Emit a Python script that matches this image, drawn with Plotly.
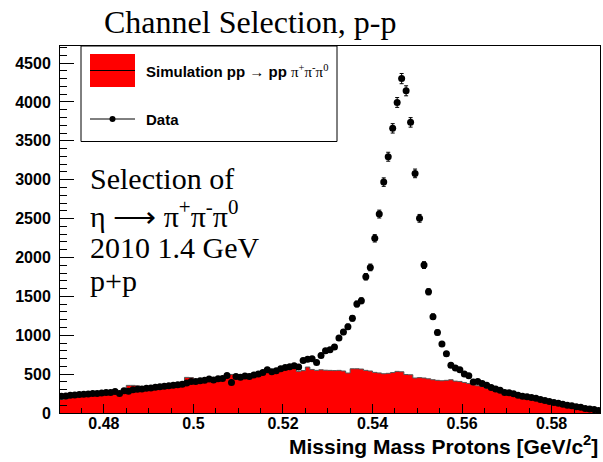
import numpy as np
import plotly.graph_objects as go

# ---- histogram binning (Missing mass, GeV/c^2) ----
bin_low = 0.470
bin_width = 0.001
n_bins = 121

# ---- measured data (counts per bin) ----
data_counts = [
    215, 220, 228, 232, 238, 240, 245, 250, 252, 258,
    262, 265, 275, 252, 285, 280, 300, 305, 310, 318,
    322, 330, 338, 345, 350, 358, 362, 370, 385, 405,
    406, 415, 420, 437, 425, 440, 445, 483, 393, 470,
    460, 475, 470, 490, 501, 520, 556, 530, 543, 570,
    586, 595, 608, 590, 676, 690, 698, 650, 740, 800,
    813, 850, 964, 1040, 1109, 1217, 1401, 1443, 1752, 1872,
    2246, 2558, 2969, 3295, 3660, 3993, 4300, 4143, 3737, 3081,
    2503, 1902, 1559, 1238, 1036, 887, 762, 615, 578, 556,
    503, 479, 400, 406, 380, 358, 328, 310, 294, 265,
    261, 246, 228, 215, 210, 200, 190, 175, 160, 148,
    136, 125, 111, 100, 94, 80, 74, 59, 52, 44,
    32,
]

# ---- simulation pp -> pp pi+ pi- pi0 (counts per bin) ----
sim_counts = [
    175, 185, 200, 210, 214, 220, 225, 232, 235, 240,
    250, 258, 262, 265, 270, 355, 355, 350, 300, 305,
    310, 325, 330, 335, 345, 350, 365, 390, 458, 455,
    406, 410, 419, 430, 437, 440, 445, 496, 496, 495,
    492, 490, 500, 514, 518, 525, 535, 540, 560, 599,
    595, 591, 585, 535, 545, 591, 560, 548, 556, 550,
    548, 545, 548, 540, 514, 569, 569, 565, 548, 540,
    522, 515, 505, 510, 520, 535, 530, 495, 492, 450,
    455, 450, 440, 428, 420, 415, 420, 428, 410, 406,
    393, 380, 364, 351, 340, 320, 308, 290, 265, 240,
    230, 222, 218, 213, 205, 195, 188, 175, 160, 150,
    136, 125, 118, 110, 100, 88, 80, 70, 58, 50,
    42,
]

x_tick_vals = [0.48, 0.50, 0.52, 0.54, 0.56, 0.58]
x_tick_text = ["0.48", "0.5", "0.52", "0.54", "0.56", "0.58"]
y_tick_vals = [0, 500, 1000, 1500, 2000, 2500, 3000, 3500, 4000, 4500]
y_tick_text = ["0", "500", "1000", "1500", "2000", "2500", "3000", "3500", "4000", "4500"]

edges = bin_low + bin_width * np.arange(n_bins + 1)
centers = edges[:-1] + bin_width / 2
data_arr = np.array(data_counts, dtype=float)
data_err = np.sqrt(data_arr)

SANS = "Arial, Liberation Sans, sans-serif"
SERIF = "Times New Roman, Liberation Serif, Times, serif"

W, H = 603, 462
ML, MR, MT, MB = 60, 3, 46, 49
PW, PH = W - ML - MR, H - MT - MB


def px(x):
    return (x - ML) / PW


def py(y):
    return (H - MB - y) / PH


fig = go.Figure()

# simulation histogram (filled step)
fig.add_trace(go.Scatter(
    x=edges, y=list(sim_counts) + [sim_counts[-1]],
    mode="lines", line=dict(shape="hv", color="#555555", width=1),
    fill="tozeroy", fillcolor="#ff0000", showlegend=False, hoverinfo="skip",
))

# data points with error bars
fig.add_trace(go.Scatter(
    x=centers, y=data_arr, mode="markers",
    marker=dict(color="black", size=7),
    error_y=dict(type="data", array=data_err, color="black", thickness=1, width=2),
    showlegend=False,
))

AX_FONT = dict(family=SANS, size=16, color="black")

fig.update_layout(
    width=W, height=H,
    margin=dict(l=ML, r=MR, t=MT, b=MB, pad=0),
    paper_bgcolor="white", plot_bgcolor="white",
    showlegend=False,
    xaxis=dict(
        range=[0.4702, 0.5908], tickvals=x_tick_vals,
        ticktext=["<b>%s</b>" % t for t in x_tick_text],
        ticks="inside", ticklen=9, tickwidth=1, tickcolor="black",
        minor=dict(dtick=0.005, tick0=0.48, ticks="inside", ticklen=5, tickcolor="black"),
        showline=True, linecolor="black", linewidth=1, mirror=True,
        showgrid=False, zeroline=False, tickfont=AX_FONT, ticklabelstandoff=-4,
    ),
    yaxis=dict(
        range=[0, 4719], tickvals=y_tick_vals,
        ticktext=["<b>%s</b>" % t for t in y_tick_text],
        ticks="inside", ticklen=14, tickwidth=1, tickcolor="black",
        minor=dict(dtick=100, tick0=0, ticks="inside", ticklen=7, tickcolor="black"),
        showline=True, linecolor="black", linewidth=1, mirror=True,
        showgrid=False, zeroline=False, tickfont=AX_FONT, ticklabelstandoff=5,
    ),
)

shapes = []
annotations = []

# title
annotations.append(dict(
    text="Channel Selection, p-p", xref="paper", yref="paper",
    x=px(250), y=py(22), xanchor="center", yanchor="middle", showarrow=False,
    font=dict(family=SERIF, size=32, color="black"),
))

# x axis title
annotations.append(dict(
    text="<b>Missing Mass Protons [GeV/c<sup>2</sup>]</b>", xref="paper", yref="paper",
    x=1.0, y=py(445), xanchor="right", yanchor="middle", showarrow=False,
    font=dict(family=SANS, size=21, color="black"),
))

# legend box
shapes.append(dict(type="rect", xref="paper", yref="paper",
                   x0=px(81), x1=px(337), y0=py(141.5), y1=py(46),
                   line=dict(color="black", width=1), fillcolor="white", layer="above"))
shapes.append(dict(type="rect", xref="paper", yref="paper",
                   x0=px(90), x1=px(135), y0=py(87), y1=py(54),
                   line=dict(width=0), fillcolor="#ff0000", layer="above"))
shapes.append(dict(type="line", xref="paper", yref="paper",
                   x0=px(90), x1=px(135), y0=py(70.5), y1=py(70.5),
                   line=dict(color="black", width=1), layer="above"))
shapes.append(dict(type="line", xref="paper", yref="paper",
                   x0=px(90), x1=px(135), y0=py(119), y1=py(119),
                   line=dict(color="black", width=1), layer="above"))
shapes.append(dict(type="circle", xref="paper", yref="paper",
                   x0=px(109.5), x1=px(115.5), y0=py(122), y1=py(116),
                   line=dict(color="black", width=0), fillcolor="black", layer="above"))

annotations.append(dict(
    text="<b>Simulation pp \u2192 pp</b> <span style='font-family:Times New Roman'>\u03c0<sup>+</sup>\u03c0<sup>-</sup>\u03c0<sup>0</sup></span>",
    xref="paper", yref="paper", x=px(144), y=py(71), xanchor="left", yanchor="middle",
    showarrow=False, font=dict(family=SANS, size=15, color="black"),
))
annotations.append(dict(
    text="<b>Data</b>", xref="paper", yref="paper", x=px(144), y=py(119),
    xanchor="left", yanchor="middle", showarrow=False,
    font=dict(family=SANS, size=15, color="black"),
))

# text block
text_lines = ["Selection of",
              "\u03b7 \u27f6 \u03c0<sup>+</sup>\u03c0<sup>-</sup>\u03c0<sup>0</sup>",
              "2010 1.4 GeV",
              "p+p"]
text_y = [178, 214, 247, 280]
for t, yy in zip(text_lines, text_y):
    annotations.append(dict(
        text=t, xref="paper", yref="paper", x=px(88), y=py(yy),
        xanchor="left", yanchor="middle", showarrow=False,
        font=dict(family=SERIF, size=30, color="black"),
    ))

fig.update_layout(shapes=shapes, annotations=annotations)
fig.write_html("out.html")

◆ ◆ ◆ ◆ ◆ ◆ ◆

### [AIM OF THE TASK]
Transcribe exactly, with no pictures, the lines running from the first line of the material through the line holding "n_bins = 121".

### [SOLVED PROBLEM]
Emit a Python script that matches this image, drawn with Plotly.
import numpy as np
import plotly.graph_objects as go

# ---- histogram binning (Missing mass, GeV/c^2) ----
bin_low = 0.470
bin_width = 0.001
n_bins = 121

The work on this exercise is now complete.